◆ **The exercise**: Write out the material again word for word, dropping any images it holds.
— start Dataset section —
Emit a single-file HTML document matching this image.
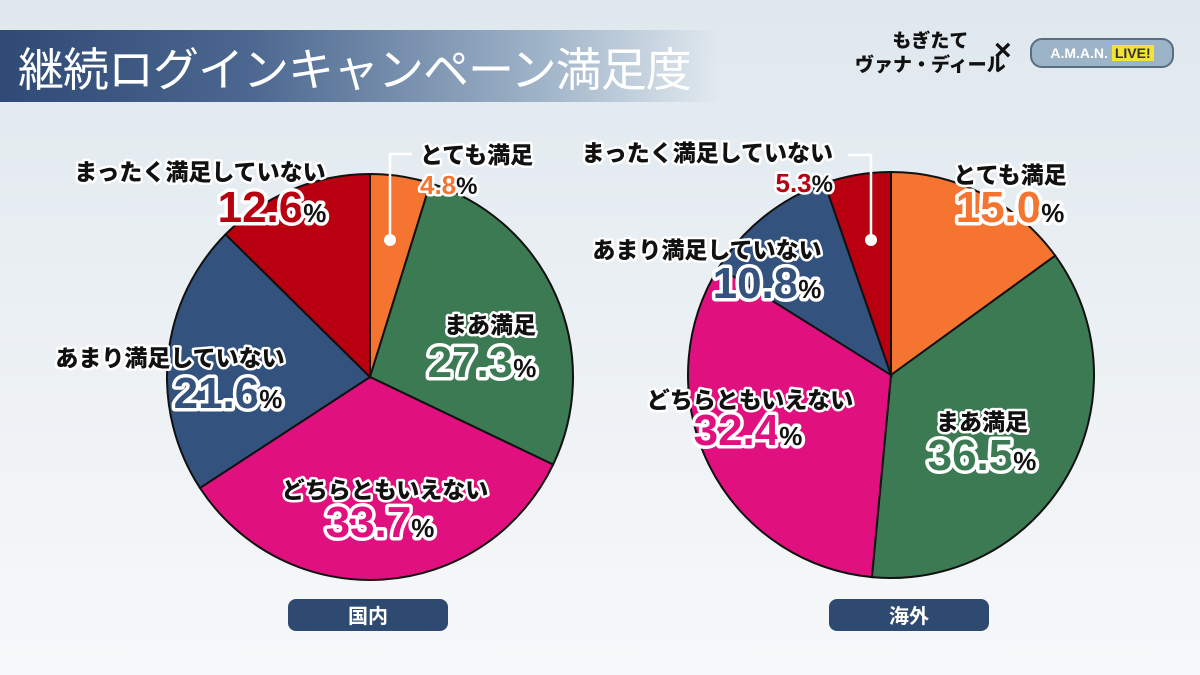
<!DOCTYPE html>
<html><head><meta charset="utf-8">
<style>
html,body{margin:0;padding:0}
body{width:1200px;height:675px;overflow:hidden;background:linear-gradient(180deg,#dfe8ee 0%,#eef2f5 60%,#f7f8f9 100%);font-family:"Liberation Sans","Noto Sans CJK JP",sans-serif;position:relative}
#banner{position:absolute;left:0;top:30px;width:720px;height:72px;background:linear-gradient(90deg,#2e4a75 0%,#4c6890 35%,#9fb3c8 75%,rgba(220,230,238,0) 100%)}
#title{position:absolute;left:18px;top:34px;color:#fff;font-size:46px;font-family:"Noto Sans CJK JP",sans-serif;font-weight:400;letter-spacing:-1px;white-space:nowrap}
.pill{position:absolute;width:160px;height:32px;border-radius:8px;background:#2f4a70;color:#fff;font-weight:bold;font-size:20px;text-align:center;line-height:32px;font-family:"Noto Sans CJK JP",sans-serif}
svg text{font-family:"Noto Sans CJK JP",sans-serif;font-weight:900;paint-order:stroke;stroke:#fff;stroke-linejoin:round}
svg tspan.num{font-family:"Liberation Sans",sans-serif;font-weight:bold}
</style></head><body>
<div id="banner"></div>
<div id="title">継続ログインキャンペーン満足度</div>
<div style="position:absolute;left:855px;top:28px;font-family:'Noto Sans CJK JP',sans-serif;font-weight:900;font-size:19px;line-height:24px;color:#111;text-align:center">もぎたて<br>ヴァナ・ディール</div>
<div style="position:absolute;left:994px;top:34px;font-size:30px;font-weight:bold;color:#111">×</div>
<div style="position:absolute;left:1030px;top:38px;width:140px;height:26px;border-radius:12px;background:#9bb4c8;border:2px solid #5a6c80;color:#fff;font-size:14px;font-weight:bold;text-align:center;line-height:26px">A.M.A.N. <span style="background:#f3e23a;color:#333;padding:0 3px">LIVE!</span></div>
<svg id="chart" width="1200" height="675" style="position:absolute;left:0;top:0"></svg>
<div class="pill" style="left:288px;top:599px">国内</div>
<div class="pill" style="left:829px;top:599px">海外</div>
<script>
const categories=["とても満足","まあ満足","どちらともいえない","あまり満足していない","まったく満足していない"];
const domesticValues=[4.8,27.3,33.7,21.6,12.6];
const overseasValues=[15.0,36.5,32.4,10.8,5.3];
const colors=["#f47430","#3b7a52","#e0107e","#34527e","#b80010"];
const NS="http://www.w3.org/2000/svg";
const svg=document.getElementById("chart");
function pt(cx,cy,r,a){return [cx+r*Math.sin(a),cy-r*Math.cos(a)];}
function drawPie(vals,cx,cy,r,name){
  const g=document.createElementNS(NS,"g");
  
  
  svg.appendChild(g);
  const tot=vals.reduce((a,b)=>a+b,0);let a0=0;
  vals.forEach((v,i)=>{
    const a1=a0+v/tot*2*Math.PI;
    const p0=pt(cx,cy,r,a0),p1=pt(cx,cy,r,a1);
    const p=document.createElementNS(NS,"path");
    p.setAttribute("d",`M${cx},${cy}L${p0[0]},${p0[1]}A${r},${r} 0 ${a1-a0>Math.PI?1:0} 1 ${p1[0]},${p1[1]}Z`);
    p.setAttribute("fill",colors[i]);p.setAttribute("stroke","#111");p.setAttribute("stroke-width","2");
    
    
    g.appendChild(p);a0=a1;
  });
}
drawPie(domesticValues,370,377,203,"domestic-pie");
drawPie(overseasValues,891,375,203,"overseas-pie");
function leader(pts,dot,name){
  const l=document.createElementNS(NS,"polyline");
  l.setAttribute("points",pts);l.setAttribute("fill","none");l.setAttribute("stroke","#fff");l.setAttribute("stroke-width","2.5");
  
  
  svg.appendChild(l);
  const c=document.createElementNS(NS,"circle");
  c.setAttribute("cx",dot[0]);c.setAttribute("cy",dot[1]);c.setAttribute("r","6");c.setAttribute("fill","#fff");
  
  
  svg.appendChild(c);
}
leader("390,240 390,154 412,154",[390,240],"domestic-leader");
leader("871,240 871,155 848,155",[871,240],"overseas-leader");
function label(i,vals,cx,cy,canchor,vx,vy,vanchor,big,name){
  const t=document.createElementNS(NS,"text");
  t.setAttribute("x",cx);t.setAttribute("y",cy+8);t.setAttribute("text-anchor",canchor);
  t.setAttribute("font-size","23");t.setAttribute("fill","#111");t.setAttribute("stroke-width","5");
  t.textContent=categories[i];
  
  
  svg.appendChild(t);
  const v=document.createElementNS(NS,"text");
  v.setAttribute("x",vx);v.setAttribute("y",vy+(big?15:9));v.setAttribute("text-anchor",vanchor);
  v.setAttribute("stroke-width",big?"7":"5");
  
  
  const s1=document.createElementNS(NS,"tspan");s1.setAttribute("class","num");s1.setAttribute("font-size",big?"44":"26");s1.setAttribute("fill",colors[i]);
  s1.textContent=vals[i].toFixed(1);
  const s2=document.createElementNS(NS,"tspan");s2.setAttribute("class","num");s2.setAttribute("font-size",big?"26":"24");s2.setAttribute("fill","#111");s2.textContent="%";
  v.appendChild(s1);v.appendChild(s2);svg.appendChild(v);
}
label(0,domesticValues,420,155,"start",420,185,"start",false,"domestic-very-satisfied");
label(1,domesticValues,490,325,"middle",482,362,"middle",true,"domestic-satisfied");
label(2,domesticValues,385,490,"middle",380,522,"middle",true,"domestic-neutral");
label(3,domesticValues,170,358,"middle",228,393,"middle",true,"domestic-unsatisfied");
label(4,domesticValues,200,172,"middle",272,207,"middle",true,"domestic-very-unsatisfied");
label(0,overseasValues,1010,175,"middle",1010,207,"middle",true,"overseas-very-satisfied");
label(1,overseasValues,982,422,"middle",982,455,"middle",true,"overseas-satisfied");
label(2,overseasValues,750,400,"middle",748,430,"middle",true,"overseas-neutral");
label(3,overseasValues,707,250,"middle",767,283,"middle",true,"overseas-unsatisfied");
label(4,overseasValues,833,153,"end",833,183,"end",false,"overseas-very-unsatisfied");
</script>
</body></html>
— end Dataset section —
◆ **Written reply**:
Emit a single-file HTML document matching this image.
<!DOCTYPE html>
<html><head><meta charset="utf-8">
<style>
html,body{margin:0;padding:0}
body{width:1200px;height:675px;overflow:hidden;background:linear-gradient(180deg,#dfe8ee 0%,#eef2f5 60%,#f7f8f9 100%);font-family:"Liberation Sans","Noto Sans CJK JP",sans-serif;position:relative}
#banner{position:absolute;left:0;top:30px;width:720px;height:72px;background:linear-gradient(90deg,#2e4a75 0%,#4c6890 35%,#9fb3c8 75%,rgba(220,230,238,0) 100%)}
#title{position:absolute;left:18px;top:34px;color:#fff;font-size:46px;font-family:"Noto Sans CJK JP",sans-serif;font-weight:400;letter-spacing:-1px;white-space:nowrap}
.pill{position:absolute;width:160px;height:32px;border-radius:8px;background:#2f4a70;color:#fff;font-weight:bold;font-size:20px;text-align:center;line-height:32px;font-family:"Noto Sans CJK JP",sans-serif}
svg text{font-family:"Noto Sans CJK JP",sans-serif;font-weight:900;paint-order:stroke;stroke:#fff;stroke-linejoin:round}
svg tspan.num{font-family:"Liberation Sans",sans-serif;font-weight:bold}
</style></head><body>
<div id="banner"></div>
<div id="title">継続ログインキャンペーン満足度</div>
<div style="position:absolute;left:855px;top:28px;font-family:'Noto Sans CJK JP',sans-serif;font-weight:900;font-size:19px;line-height:24px;color:#111;text-align:center">もぎたて<br>ヴァナ・ディール</div>
<div style="position:absolute;left:994px;top:34px;font-size:30px;font-weight:bold;color:#111">×</div>
<div style="position:absolute;left:1030px;top:38px;width:140px;height:26px;border-radius:12px;background:#9bb4c8;border:2px solid #5a6c80;color:#fff;font-size:14px;font-weight:bold;text-align:center;line-height:26px">A.M.A.N. <span style="background:#f3e23a;color:#333;padding:0 3px">LIVE!</span></div>
<svg id="chart" width="1200" height="675" style="position:absolute;left:0;top:0"></svg>
<div class="pill" style="left:288px;top:599px">国内</div>
<div class="pill" style="left:829px;top:599px">海外</div>
<script>
const categories=["とても満足","まあ満足","どちらともいえない","あまり満足していない","まったく満足していない"];
const domesticValues=[4.8,27.3,33.7,21.6,12.6];
const overseasValues=[15.0,36.5,32.4,10.8,5.3];
const colors=["#f47430","#3b7a52","#e0107e","#34527e","#b80010"];
const NS="http://www.w3.org/2000/svg";
const svg=document.getElementById("chart");
function pt(cx,cy,r,a){return [cx+r*Math.sin(a),cy-r*Math.cos(a)];}
function drawPie(vals,cx,cy,r,name){
  const g=document.createElementNS(NS,"g");
  
  
  svg.appendChild(g);
  const tot=vals.reduce((a,b)=>a+b,0);let a0=0;
  vals.forEach((v,i)=>{
    const a1=a0+v/tot*2*Math.PI;
    const p0=pt(cx,cy,r,a0),p1=pt(cx,cy,r,a1);
    const p=document.createElementNS(NS,"path");
    p.setAttribute("d",`M${cx},${cy}L${p0[0]},${p0[1]}A${r},${r} 0 ${a1-a0>Math.PI?1:0} 1 ${p1[0]},${p1[1]}Z`);
    p.setAttribute("fill",colors[i]);p.setAttribute("stroke","#111");p.setAttribute("stroke-width","2");
    
    
    g.appendChild(p);a0=a1;
  });
}
drawPie(domesticValues,370,377,203,"domestic-pie");
drawPie(overseasValues,891,375,203,"overseas-pie");
function leader(pts,dot,name){
  const l=document.createElementNS(NS,"polyline");
  l.setAttribute("points",pts);l.setAttribute("fill","none");l.setAttribute("stroke","#fff");l.setAttribute("stroke-width","2.5");
  
  
  svg.appendChild(l);
  const c=document.createElementNS(NS,"circle");
  c.setAttribute("cx",dot[0]);c.setAttribute("cy",dot[1]);c.setAttribute("r","6");c.setAttribute("fill","#fff");
  
  
  svg.appendChild(c);
}
leader("390,240 390,154 412,154",[390,240],"domestic-leader");
leader("871,240 871,155 848,155",[871,240],"overseas-leader");
function label(i,vals,cx,cy,canchor,vx,vy,vanchor,big,name){
  const t=document.createElementNS(NS,"text");
  t.setAttribute("x",cx);t.setAttribute("y",cy+8);t.setAttribute("text-anchor",canchor);
  t.setAttribute("font-size","23");t.setAttribute("fill","#111");t.setAttribute("stroke-width","5");
  t.textContent=categories[i];
  
  
  svg.appendChild(t);
  const v=document.createElementNS(NS,"text");
  v.setAttribute("x",vx);v.setAttribute("y",vy+(big?15:9));v.setAttribute("text-anchor",vanchor);
  v.setAttribute("stroke-width",big?"7":"5");
  
  
  const s1=document.createElementNS(NS,"tspan");s1.setAttribute("class","num");s1.setAttribute("font-size",big?"44":"26");s1.setAttribute("fill",colors[i]);
  s1.textContent=vals[i].toFixed(1);
  const s2=document.createElementNS(NS,"tspan");s2.setAttribute("class","num");s2.setAttribute("font-size",big?"26":"24");s2.setAttribute("fill","#111");s2.textContent="%";
  v.appendChild(s1);v.appendChild(s2);svg.appendChild(v);
}
label(0,domesticValues,420,155,"start",420,185,"start",false,"domestic-very-satisfied");
label(1,domesticValues,490,325,"middle",482,362,"middle",true,"domestic-satisfied");
label(2,domesticValues,385,490,"middle",380,522,"middle",true,"domestic-neutral");
label(3,domesticValues,170,358,"middle",228,393,"middle",true,"domestic-unsatisfied");
label(4,domesticValues,200,172,"middle",272,207,"middle",true,"domestic-very-unsatisfied");
label(0,overseasValues,1010,175,"middle",1010,207,"middle",true,"overseas-very-satisfied");
label(1,overseasValues,982,422,"middle",982,455,"middle",true,"overseas-satisfied");
label(2,overseasValues,750,400,"middle",748,430,"middle",true,"overseas-neutral");
label(3,overseasValues,707,250,"middle",767,283,"middle",true,"overseas-unsatisfied");
label(4,overseasValues,833,153,"end",833,183,"end",false,"overseas-very-unsatisfied");
</script>
</body></html>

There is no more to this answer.